The effort by the team at RMIT University in Melbourne, Australia, is part of a broader, interdisciplinary field called neuromorphic computing or neuromorphic engineering, which seeks to build electronic systems that process real-time visual and auditory signals like the human brain. First conceived in the 1980s, neuromorphic systems have typically harnessed back-end supercomputers, which don’t fit into self-contained robots and consume lots of power. More recent efforts to build neuromorphic chip systems blend optical and electronic technologies.

“In our work, we have adopted a unique path of engineering materials to utilize light for neuromorphic computation, artificial intelligence and machine vision,” says Taimur Ahmed, a researcher in RMIT’s Micro Nano Research Facility and one of the lead authors. “Using light signals for computation offers several advantages over the traditional electronic signals, such as high processing speed and low power consumption. Our prototype devices allow in-pixel image pre-processing and neuromorphic computation.”

The special ingredient

AI chip illustration

A graphic illustration showing how the technology combines the core software needed to drive AI with image-capturing hardware, in a single electronic device. [Image: RMIT University]

To build their chip, the researchers fabricated thin, vertically-stacked layers of black phosphorus, the most thermodynamically stable allotrope of that element. Inducing oxidation defects in the 2D sheets makes the black phosphorus generate current when exposed to ultraviolet light. According to Ahmed, the three years of experimental work to develop the wavelength-selective photoresponse of the black phosphorus flakes was the most challenging part of the study.

RMIT’s proof-of-concept chip consisted of a 2×2 pixel array of oxidized black phosphorus with gold-chromium electrodes and a substrate made from silicon and silicon dioxide. Pulses of 280-nm-wavelength light triggered the pixels to “write,” while pulses of 365-nm-wavelength light triggered an “erase” function and reset a pixel’s memory. Varying the pulse repetition rates of the triggering beams affected the chip’s short-term and long-term memories, a measure of what AI researchers call synaptic plasticity. Although this prototype chip responded to UV light, Ahmed suggests that black phosphorus could be further modified to work at visible frequencies.
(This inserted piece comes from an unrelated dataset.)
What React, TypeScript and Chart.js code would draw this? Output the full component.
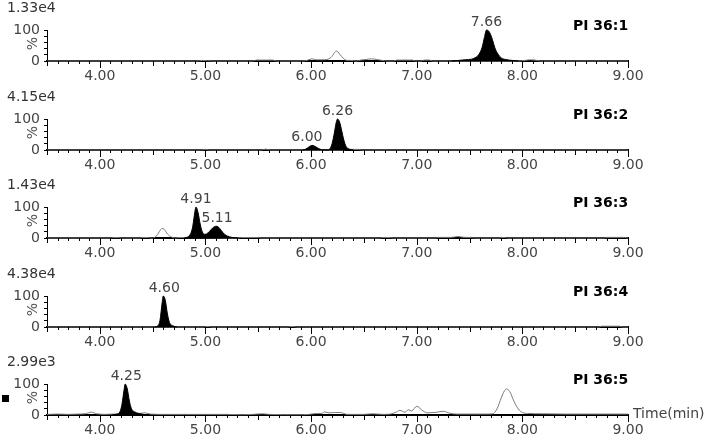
import React, { useEffect, useRef } from 'react';
import { Chart, registerables } from 'chart.js';

Chart.register(...registerables);

type Pt = [number, number];

// ---------- data ----------
const X_MIN = 3.5;
const X_MAX = 9.0;
const majorTimes = [4, 5, 6, 7, 8, 9];
const panelNames = ['PI 36:1', 'PI 36:2', 'PI 36:3', 'PI 36:4', 'PI 36:5'];
const maxIntensityLabels = ['1.33e4', '4.15e4', '1.43e4', '4.38e4', '2.99e3'];

// outline traces (time, % intensity)
const trace1: Pt[] = [
  [3.5, 0], [4.92, 0], [4.97, 2], [5.02, 1], [5.07, 0], [5.45, 0], [5.48, 3], [5.64, 3], [5.67, 0],
  [5.92, 0], [5.97, 3], [6.01, 7], [6.05, 4], [6.1, 4], [6.15, 5], [6.19, 12], [6.24, 32], [6.29, 14],
  [6.34, 2], [6.37, 2], [6.4, 1], [6.43, 0], [6.47, 3], [6.52, 5], [6.57, 7], [6.62, 5], [6.67, 2],
  [6.72, 0], [6.78, 0], [6.81, 3], [6.96, 3], [6.99, 0], [7.04, 0], [7.07, 3], [7.12, 3], [7.15, 0],
  [7.35, 0], [7.95, 0], [8.03, 2], [8.07, 4], [8.12, 3], [8.17, 0], [8.2, 0], [9.0, 0],
];
const trace2: Pt[] = [
  [3.5, 0], [4.95, 0], [5.0, 1.5], [5.05, 0], [5.53, 0], [5.57, 3], [5.61, 0], [6.3, 0],
  [6.34, 2], [6.45, 2], [6.48, 0], [9.0, 0],
];
const trace3: Pt[] = [
  [3.5, 0], [4.1, 0], [4.12, 1.5], [4.18, 1.5], [4.2, 0], [4.38, 0], [4.4, 1.5], [4.46, 1.5], [4.48, 0],
  [4.5, 0], [4.54, 8], [4.57, 24], [4.59, 31], [4.61, 28], [4.64, 13], [4.68, 3], [4.72, 0],
  [4.74, 1.5], [4.8, 1.5], [5.3, 0], [5.33, 1.5], [5.5, 1.5], [5.53, 0], [6.65, 0], [6.68, 1.5],
  [6.75, 1.5], [6.78, 0], [7.18, 0], [7.2, 2], [7.33, 2], [7.39, 5], [7.45, 2], [7.52, 2], [7.54, 0],
  [7.78, 0], [7.8, 1.5], [7.84, 1.5], [7.86, 0], [8.78, 0], [8.8, 2], [8.97, 2], [9.0, 0],
];
const trace4: Pt[] = [
  [3.5, 0], [4.98, 0], [5.0, 1.5], [5.04, 1.5], [5.06, 0], [5.78, 0], [5.8, 1.5], [5.84, 1.5],
  [5.86, 0], [8.72, 0], [8.75, 2.5], [8.92, 2.5], [8.95, 0], [9.0, 0],
];
const trace5: Pt[] = [
  [3.5, 2], [3.6, 3], [3.7, 2], [3.8, 3], [3.86, 4], [3.92, 9], [3.97, 4], [4.05, 2], [4.12, 3],
  [4.2, 3], [4.35, 4], [4.43, 7], [4.48, 3], [4.6, 2], [4.8, 2], [5.0, 2], [5.2, 2], [5.35, 1],
  [5.45, 2], [5.54, 4], [5.6, 2], [5.88, 1], [5.98, 2], [6.05, 5], [6.1, 5], [6.13, 10], [6.17, 7],
  [6.22, 8], [6.28, 8], [6.34, 2], [6.5, 2], [6.58, 4], [6.68, 2], [6.75, 3], [6.81, 10], [6.84, 15],
  [6.89, 9], [6.92, 17], [6.95, 13], [7.0, 28], [7.06, 13], [7.1, 7], [7.19, 9], [7.25, 12],
  [7.31, 6], [7.38, 3], [7.5, 3], [7.65, 3], [7.72, 4], [7.76, 20], [7.8, 55], [7.83, 78],
  [7.85, 84], [7.88, 76], [7.92, 45], [7.96, 20], [8.0, 8], [8.05, 5], [8.2, 4], [8.4, 3],
  [8.6, 3], [8.8, 3], [9.0, 3],
];

// filled (integrated) peaks
const peak1: Pt[] = [
  [7.33, 0], [7.4, 2], [7.46, 4], [7.52, 6], [7.56, 12], [7.59, 22], [7.62, 45], [7.64, 75],
  [7.66, 100], [7.68, 97], [7.7, 85], [7.72, 65], [7.74, 42], [7.77, 22], [7.8, 10], [7.84, 5],
  [7.9, 2], [7.96, 0],
];
const peak2: Pt[] = [
  [5.92, 0], [5.95, 3], [5.98, 10], [6.01, 15], [6.04, 11], [6.07, 5], [6.1, 1], [6.14, 0],
  [6.16, 0], [6.18, 5], [6.2, 22], [6.22, 55], [6.24, 92], [6.25, 100], [6.27, 90], [6.29, 62],
  [6.31, 32], [6.33, 12], [6.36, 3], [6.4, 0],
];
const peak3: Pt[] = [
  [4.8, 0], [4.83, 3], [4.86, 14], [4.88, 38], [4.9, 85], [4.91, 100], [4.93, 82], [4.95, 45],
  [4.97, 20], [4.99, 12], [5.01, 13], [5.04, 22], [5.07, 33], [5.1, 38], [5.12, 36], [5.15, 24],
  [5.18, 12], [5.21, 6], [5.25, 2], [5.3, 0],
];
const peak4: Pt[] = [
  [4.52, 0], [4.55, 4], [4.57, 22], [4.59, 78], [4.6, 100], [4.62, 86], [4.64, 42], [4.66, 14],
  [4.69, 4], [4.73, 0],
];
const peak5: Pt[] = [
  [4.12, 0], [4.16, 3], [4.19, 10], [4.21, 35], [4.23, 82], [4.24, 100], [4.26, 84], [4.28, 45],
  [4.3, 20], [4.33, 10], [4.37, 5], [4.41, 2], [4.44, 0],
];

// peak labels: [time position, peak height %, text]
const labels1: [number, number, string][] = [[7.66, 100, '7.66']];
const labels2: [number, number, string][] = [[5.96, 15, '6.00'], [6.25, 100, '6.26']];
const labels3: [number, number, string][] = [[4.91, 100, '4.91'], [5.11, 38, '5.11']];
const labels4: [number, number, string][] = [[4.61, 100, '4.60']];
const labels5: [number, number, string][] = [[4.25, 100, '4.25']];

const traces = [trace1, trace2, trace3, trace4, trace5];
const peaks = [peak1, peak2, peak3, peak4, peak5];
const peakLabels = [labels1, labels2, labels3, labels4, labels5];

// ---------- layout ----------
const FONT = '"DejaVu Sans", Verdana, sans-serif';
const W = 710;
const PANEL_H = 89;
const panelTops = [0, 89, 177, 266, 354];

function makeOverlay(i: number) {
  return {
    id: 'overlay' + i,
    afterDraw(chart: any) {
      const ctx = chart.ctx as CanvasRenderingContext2D;
      const xs = chart.scales.x;
      const ys = chart.scales.y;
      const area = chart.chartArea;
      const axisY = area.bottom;
      ctx.save();
      // x ticks (minor / half / major)
      ctx.strokeStyle = '#000';
      ctx.lineWidth = 1;
      const n = Math.round((X_MAX - X_MIN) * 10);
      for (let k = 0; k <= n; k++) {
        const v = X_MIN + k / 10;
        const px = Math.round(xs.getPixelForValue(v)) + 0.5;
        const len = k % 10 === 5 ? 7 : k % 5 === 0 ? 5 : 3;
        ctx.beginPath();
        ctx.moveTo(px, axisY);
        ctx.lineTo(px, axisY + len);
        ctx.stroke();
      }
      // max intensity label
      ctx.fillStyle = '#333';
      ctx.font = '14px ' + FONT;
      ctx.textAlign = 'left';
      ctx.textBaseline = 'middle';
      ctx.fillText(maxIntensityLabels[i], 7, 8);
      // panel name
      ctx.fillStyle = '#000';
      ctx.font = 'bold 14px ' + FONT;
      ctx.fillText(panelNames[i], 573, axisY - 35);
      // % axis title
      ctx.fillStyle = '#555';
      ctx.font = '14px ' + FONT;
      ctx.save();
      ctx.translate(33, (area.top + area.bottom) / 2 - 2);
      ctx.rotate(-Math.PI / 2);
      ctx.textAlign = 'center';
      ctx.textBaseline = 'middle';
      ctx.fillText('%', 0, 0);
      ctx.restore();
      // peak labels
      ctx.fillStyle = '#444';
      ctx.font = '14px ' + FONT;
      ctx.textAlign = 'center';
      ctx.textBaseline = 'alphabetic';
      for (const [t, h, txt] of peakLabels[i]) {
        ctx.fillText(txt, xs.getPixelForValue(t), ys.getPixelForValue(h) - 4);
      }
      if (i === 4) {
        ctx.fillStyle = '#000';
        ctx.fillRect(2, 41, 7, 7);
        ctx.fillStyle = '#444';
        ctx.textAlign = 'left';
        ctx.textBaseline = 'middle';
        ctx.font = '14px ' + FONT;
        ctx.fillText('Time(min)', 633, axisY - 1);
      }
      ctx.restore();
    },
  };
}

function Panel({ index }: { index: number }) {
  const ref = useRef<HTMLCanvasElement | null>(null);
  useEffect(() => {
    const canvas = ref.current;
    if (!canvas) return;
    const chart = new Chart(canvas, {
      type: 'line',
      data: {
        datasets: [
          {
            data: peaks[index].map(([x, y]) => ({ x, y })),
            borderColor: '#000',
            backgroundColor: '#000',
            borderWidth: 1,
            fill: 'origin',
            pointRadius: 0,
            cubicInterpolationMode: 'monotone',
            clip: 4,
          } as any,
          {
            data: traces[index].map(([x, y]) => ({ x, y })),
            borderColor: '#7a7a7a',
            backgroundColor: 'rgba(0,0,0,0)',
            borderWidth: 1,
            fill: false,
            pointRadius: 0,
            cubicInterpolationMode: 'monotone',
            clip: 4,
          } as any,
        ],
      },
      options: {
        responsive: false,
        animation: false,
        devicePixelRatio: 1,
        events: [],
        layout: { padding: { top: 30, right: 82, bottom: 0, left: 0 } },
        plugins: {
          legend: { display: false },
          tooltip: { enabled: false },
          title: { display: false },
        },
        scales: {
          x: {
            type: 'linear',
            min: X_MIN,
            max: X_MAX,
            afterFit: (s: any) => {
              s.height = 28;
            },
            border: { display: true, color: '#000', width: 2 },
            grid: {
              display: true,
              drawOnChartArea: false,
              drawTicks: true,
              tickLength: 5,
              color: 'rgba(0,0,0,0)',
            },
            ticks: {
              stepSize: 0.5,
              autoSkip: false,
              maxRotation: 0,
              minRotation: 0,
              padding: 2,
              color: '#444',
              font: { family: FONT, size: 14 },
              callback: (v: any) =>
                majorTimes.some((m) => Math.abs(m - Number(v)) < 1e-6) ? Number(v).toFixed(2) : '',
            },
          },
          y: {
            type: 'linear',
            min: 0,
            max: 100,
            afterFit: (s: any) => {
              s.width = 47;
            },
            border: { display: true, color: '#000', width: 1 },
            grid: { drawOnChartArea: false, drawTicks: true, tickLength: 3, color: '#000' },
            ticks: {
              stepSize: 20,
              autoSkip: false,
              padding: 4,
              color: '#444',
              font: { family: FONT, size: 14 },
              callback: (v: any) => (Number(v) === 0 || Number(v) === 100 ? String(v) : ''),
            },
          },
        },
      } as any,
      plugins: [makeOverlay(index)],
    });
    return () => chart.destroy();
  }, [index]);
  return (
    <canvas
      ref={ref}
      width={W}
      height={PANEL_H}
      style={{ position: 'absolute', left: 0, top: panelTops[index], width: W, height: PANEL_H }}
    />
  );
}

export default function App() {
  return (
    <div
      style={{
        position: 'absolute',
        left: 0,
        top: 0,
        width: W,
        height: 437,
        overflow: 'hidden',
        background: '#fff',
      }}
    >
      {[0, 1, 2, 3, 4].map((i) => (
        <Panel key={i} index={i} />
      ))}
    </div>
  );
}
A 4-pixel camera is hardly “image forming,” but the RMIT researchers ran computer simulations that scaled up the technology to a 28×28 pixel image that would train the chip’s neural network to recognize a standard photograph. Ahmed says that the technology could be built out to 28×28 or larger arrays of pixels.

“We are working on further extending this research to develop an AI chip which is fully unsupervised, learns from its environment and makes decisions in real time,” Ahmed adds.

Researchers from Colorado State University, USA, Northeast Normal University, China, and University of California Berkeley, USA, also participated in the study.